Sunday, August 23, 2009

The (Tall) French Chef

I went to see Julie and Julia today, a new film about two women with a passion for cooking and I loved it. Not just pleasantly enjoyed it or chuckled through it but rather I want to write sonnets in its honor, bestow raves upon it, give it two thumps up, etc. But this should come as no big surprise to anyone who knows me...

Julie Powell, an office worker drowning in her cubicle, decides to embark on a tremendous task: in one year, she'll cook her way though Julia Child's epic 524-recipe magnum opus "How to Master the Art of French Cooking" and blog about the experience. I read the book when it was released and thought it was a great story of "average girl seeks life changing experience"...and actually gets it! The movie, though, goes a step further to include the bio of Julia Child herself. And since I've never read Julia's biography, it opened my eyes to someone I should've been admiring for a long time. Why? She's tall. And loves to eat. REMIND YOU OF ANYONE? (cough cough...me)

While Julie's story is heartwarming and reminds you that sometimes good things do happen to those who earn them (she wants to be a writer, she starts a blog, she gets published...you get the idea), it was really Julia's section of the movie that so moved me. For the unfamiliar, Julia Child stood 6'2" tall - and the director, Nora Ephron, goes to great heights (ha!) to showcase this in the film. She married a man considerably shorter than she was, she lived in France where she towered over every local she encountered, she wore heels (!). And yet, instead of people being overwhelmed by her, her height and her strident nature (which is how I often feel), they embraced her for it.
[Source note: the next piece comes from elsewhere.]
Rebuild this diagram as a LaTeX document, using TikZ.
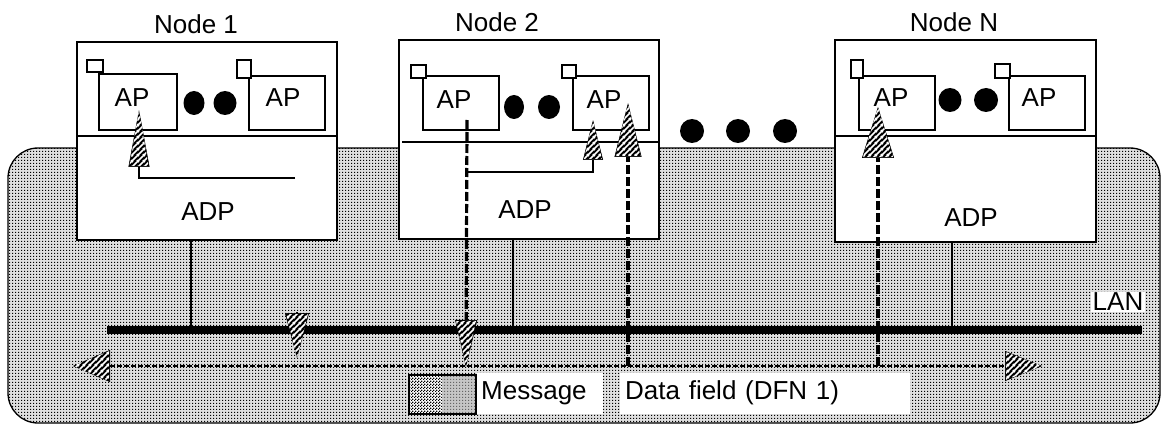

It became her calling card - well that and her ridiculously enjoyable trill of a voice - and I'm completely enamored with how she was able to laugh at her height, use it, embrace it. Definitely a lesson I've tried to learn but one where I can always use a refresher course.

Certainly it was not Julia's height that made her famous or brought her acclaim. But neither was it something she used as an impediment to those goals and for that I say bravo! Oh and of course...bon appetit!